2) Four have been solved (4-color, FLT, Monty Hall (which was never open), Poincare) and six have not been solved (TSP, Twin primes, Goldbach, RH, Collatz, Navier-Stokes)

3) I have also asked the web for the longest amount of time between a problem being posed and solved. FLT seems to be the winner with 358 years, though I think the number is too precise since it not quite clear when it was posed. I have another candidate but you might not want to count it: The Greek Constructions of trisecting an angle, duplicating the cube, and squaring the circle. The problem is that the statement:

In 400BC the Greeks posed the question: Prove or Disprove that one can trisect an angle with a ruler and compass

is false on many level:

a) Nobody thought of prove or disprove back in 400BC (and that date is to precise). 

b) Why would a compass, which helps you find where North is, help you with this problem?

(ADDED LATER: Some of the comments indicate that people do not know that point b is a joke. Perhaps not a good joke, but a joke.) 

SO, when was it POSED in the modern sense is much harder to say. For more on this problem see the book Tales of Impossibility or read my review of it here.

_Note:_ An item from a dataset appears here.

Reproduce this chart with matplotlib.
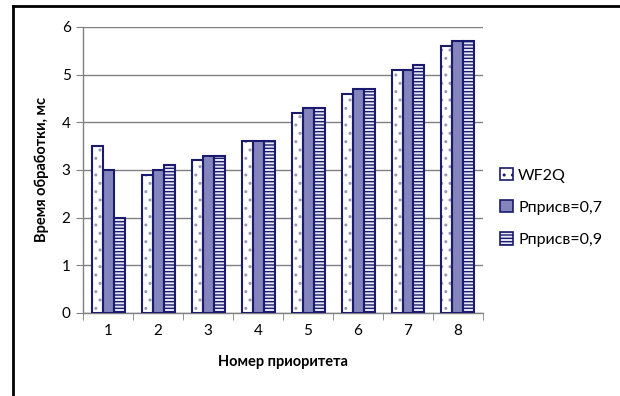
import numpy as np
import matplotlib
matplotlib.use("Agg")
import matplotlib.pyplot as plt
from matplotlib.patches import Patch
from matplotlib.lines import Line2D

categories = ["1", "2", "3", "4", "5", "6", "7", "8"]
wf2q = [3.5, 2.9, 3.2, 3.6, 4.2, 4.6, 5.1, 5.6]
p07 = [3.0, 3.0, 3.3, 3.6, 4.3, 4.7, 5.1, 5.7]
p09 = [2.0, 3.1, 3.3, 3.6, 4.3, 4.7, 5.2, 5.7]
series_names = ["WF2Q", "Рприсв=0,7", "Рприсв=0,9"]

plt.rcParams["font.family"] = ["Lato", "DejaVu Sans"]
plt.rcParams["hatch.linewidth"] = 1.0

navy = "#1a1a6e"
fig = plt.figure(figsize=(6.2, 3.96), dpi=100)
ax = fig.add_axes([0.134, 0.21, 0.645, 0.722])

x = np.arange(len(categories))
w = 0.22
styles = [
    dict(facecolor="white", hatch="..", hatchcolor="#9a9ab8"),
    dict(facecolor="#8585bd", hatch=None, hatchcolor=None),
    dict(facecolor="#e8e8f4", hatch="-----", hatchcolor=navy),
]

for i, (vals, st) in enumerate(zip([wf2q, p07, p09], styles)):
    xs = x + (i - 1) * w
    if st["hatch"]:
        with plt.rc_context({"hatch.color": st["hatchcolor"]}):
            ax.bar(xs, vals, w, color=st["facecolor"], edgecolor=st["hatchcolor"],
                   hatch=st["hatch"], linewidth=0, zorder=2)
    else:
        ax.bar(xs, vals, w, color=st["facecolor"], linewidth=0, zorder=2)
    ax.bar(xs, vals, w, facecolor="none", edgecolor=navy, linewidth=1.5, zorder=3)

ax.set_xlim(-0.5, len(categories) - 0.5)
ax.set_ylim(0, 6)
ax.set_yticks(range(7))
ax.yaxis.grid(True, color="#808080", linewidth=1.0, zorder=0)
ax.set_axisbelow(True)
ax.set_xticks(x)
ax.set_xticklabels(categories)
ax.set_xticks(np.arange(-0.5, len(categories)), minor=True)
ax.tick_params(axis="x", which="major", length=0, pad=8, labelsize=11)
ax.tick_params(axis="x", which="minor", length=5, color="#808080", direction="out")
ax.tick_params(axis="y", length=5, color="#808080", labelsize=11, pad=4)
for s in ["top", "right"]:
    ax.spines[s].set_visible(False)
for s in ["left", "bottom"]:
    ax.spines[s].set_color("#808080")
    ax.spines[s].set_linewidth(1.0)

ax.set_xlabel("Номер приоритета", fontsize=10.5, fontweight="bold", labelpad=12)
ax.set_ylabel("Время обработки, мс", fontsize=10.5, fontweight="bold", labelpad=9)

handles = []
for st in styles:
    handles.append(Patch(facecolor=st["facecolor"], edgecolor=navy,
                         hatch=st["hatch"], linewidth=1.2))
leg = fig.legend(handles, series_names, loc="upper left",
                 bbox_to_anchor=(0.784, 0.612), frameon=False,
                 fontsize=11.5, handlelength=0.8, handleheight=0.8,
                 handletextpad=0.3, labelspacing=1.1)

# outer chart frame
fig.add_artist(Line2D([0.021, 0.021], [0.0, 0.986], color="black", linewidth=2,
                      transform=fig.transFigure))
fig.add_artist(Line2D([0.021, 1.0], [0.986, 0.986], color="black", linewidth=2,
                      transform=fig.transFigure))

fig.savefig("out.png", dpi=100)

(ADDED LATER: A comment pointed out that the constructing a trisection (and duplicating a cube and squaring the circuit) were proven impossible. I knew that but forgot to say it., and make the point of the very long time between posing and solving, so I will elaborate here:

1837: Wantzel showed that there is no way to, with a straightedge and compass, trisect an angle or duplicate the cute. This used Field Theory.

1882: Lindemann showed pi was transcendental and hence there is no straightedge and compass construction to square the circle.

So one could say it took 1882+400 years to solve the problem, but as noted above, to say the problem was posed in 400BC is not really right.)

4) Songs are needed for the other problems on this list UNION the Millennium problem. The Hodge Conjecture would be a challenge. I DID see some songs on You Tube that claimed to be about some of these problems, but they weren't. Some were instrumentals and some seemed to have no connection to the math.

5) Other lists I've seen include:

a) Prove there are no odd perfect numbers. That seems to be hard. This could have been posed before FLT was posed, but its hard to say.

b) Prove the following are transcendental: pi + e, the Euler-Mascheroni. There are other open problems here as well. 

These lists make me think more carefully about what I mean by HARD and PROBLEM and even MATH.